Reason/evidence/example 2
Secondly, internet shopping is much cheaper.
Extra information 2
Websites like Amazon, for example, offer much lower prices than normal stores.

Language input – functional expressions/discourse markers

To get your students producing the right language, you need to input some functional expressions. Here are some examples – you can probably think of more to add.

Buying time:
That’s a difficult question.
Hmm, let me think.
Well, I’ve never really thought about it before, but…
Answering the question (giving an opinion):
I’d say that…
I think…
In my opinion…
Sequencing ideas:
The first point I’d like to make is…
On top of that…
Introducing examples and reasons:
For example,…
For instance,…
The main reason is…
Another reason is…

These types of expressions are what are referred to in the IELTS speaking criteria as discourse markers, and they hold the structure of the response together. Your students need to be using a range of these with some flexibility to score a 6 or a 7 for Fluency and Coherence.

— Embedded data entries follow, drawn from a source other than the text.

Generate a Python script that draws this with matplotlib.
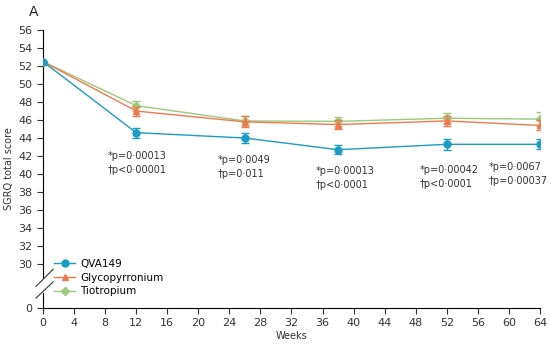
import matplotlib.pyplot as plt
from matplotlib.lines import Line2D

# SGRQ total score over time, three treatment arms
weeks = [0, 12, 26, 38, 52, 64]
qva149 = [52.5, 44.6, 44.0, 42.7, 43.3, 43.3]
qva149_err = [0.0, 0.55, 0.55, 0.5, 0.6, 0.55]
glyco = [52.5, 47.0, 45.8, 45.5, 45.9, 45.4]
glyco_err = [0.0, 0.5, 0.6, 0.5, 0.6, 0.55]
tio = [52.5, 47.6, 45.9, 45.85, 46.2, 46.1]
tio_err = [0.0, 0.55, 0.6, 0.5, 0.55, 0.75]

pvals = ['*p=0·00013\n†p<0·00001', '*p=0·0049\n†p=0·011', '*p=0·00013\n†p<0·0001',
         '*p=0·00042\n†p<0·0001', '*p=0·0067\n†p=0·00037']
pval_x = [8.3, 22.5, 35.1, 48.5, 57.4]
pval_y = [42.6, 42.1, 40.9, 41.0, 41.3]

yticks = [30, 32, 34, 36, 38, 40, 42, 44, 46, 48, 50, 52, 54, 56]
y_zero = 25.1  # where the broken axis shows "0"

blue = '#1a9cc4'
orange = '#f0784c'
green = '#9cc97c'

fig = plt.figure(figsize=(5.51, 3.5), dpi=100)
ax = fig.add_axes([0.078, 0.12, 0.902, 0.794])

ax.errorbar(weeks, tio, yerr=tio_err, color=green, marker='D', ms=4, lw=1,
            capsize=3, elinewidth=1, zorder=3)
ax.errorbar(weeks, glyco, yerr=glyco_err, color=orange, marker='^', ms=5, lw=1,
            capsize=3, elinewidth=1, zorder=4)
ax.errorbar(weeks, qva149, yerr=qva149_err, color=blue, marker='o', ms=5, lw=1,
            capsize=3, elinewidth=1, zorder=5)

for x, y, t in zip(pval_x, pval_y, pvals):
    ax.text(x, y, t, ha='left', va='top', fontsize=7, color='#333333', linespacing=1.5)

ax.set_xlim(0, 64)
ax.set_ylim(y_zero, 56)
ax.set_xticks(range(0, 65, 4))
ax.set_yticks([y_zero] + yticks)
ax.set_yticklabels(['0'] + [str(t) for t in yticks])
ax.tick_params(labelsize=8, length=4, color='#333333', labelcolor='#333333')
ax.spines['top'].set_visible(False)
ax.spines['right'].set_visible(False)
ax.spines['left'].set_bounds(28.6, 56)

# axis break marks
ax.plot([0, 0], [y_zero, 26.8], color='black', lw=0.8, clip_on=False)
ax.plot([-0.9, 1.3], [27.5, 29.4], color='#333333', lw=0.8, clip_on=False)
ax.plot([-0.9, 1.3], [26.2, 28.0], color='#333333', lw=0.8, clip_on=False)

ax.set_xlabel('Weeks', fontsize=7, color='#333333', labelpad=2)
ax.set_ylabel('SGRQ total score', fontsize=7, color='#333333', labelpad=3)

handles = [Line2D([], [], color=blue, marker='o', ms=5, lw=1),
           Line2D([], [], color=orange, marker='^', ms=5, lw=1),
           Line2D([], [], color=green, marker='D', ms=4, lw=1)]
ax.legend(handles, ['QVA149', 'Glycopyrronium', 'Tiotropium'], loc='lower left',
          bbox_to_anchor=(0.01, 0.02), frameon=False, fontsize=7.5, handlelength=2,
          handletextpad=0.5, labelspacing=0.35, borderaxespad=0.2)

fig.text(0.053, 0.965, 'A', fontsize=10, color='#222222', ha='left', va='center')

plt.savefig('out.png', dpi=100)
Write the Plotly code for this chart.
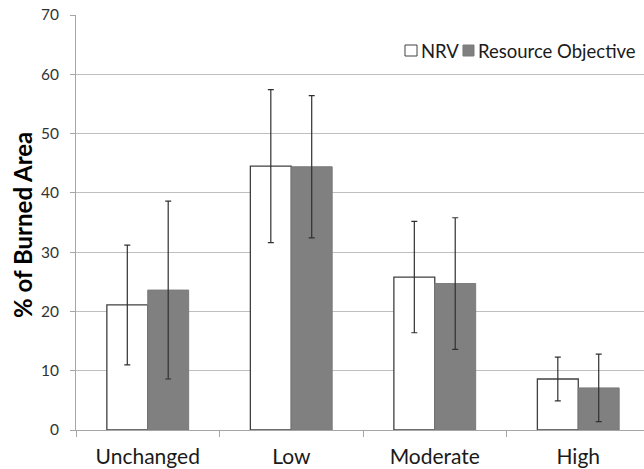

A word of warning about using this structure and function approach. Sometimes students (and teachers) think they can make a fixed template using specific discourse markers, memorize it and use it for every answer. This is easy for examiners to spot, and it can have a negative impact on the Fluency and Coherence grade. It’s also impossible to find one template that works for every answer. The trick is to learn a coherent structure and to use the functional phrases flexibly, as and when you need them.

What about practice?

Once your students have had some chance to practice the pronunciation of the phrases, you should set up a controlled practice to get them using the phrases. One idea is to make cards with one of the target expressions on each card. Put the students in groups and deal out the cards. Give them some discussion topics, and if they successfully use one of their expressions, they can throw that card down. The first student to get rid of all their cards is the winner.

You should follow that up with some free practice in pairs or small groups using authentic IELTS Part 3 questions.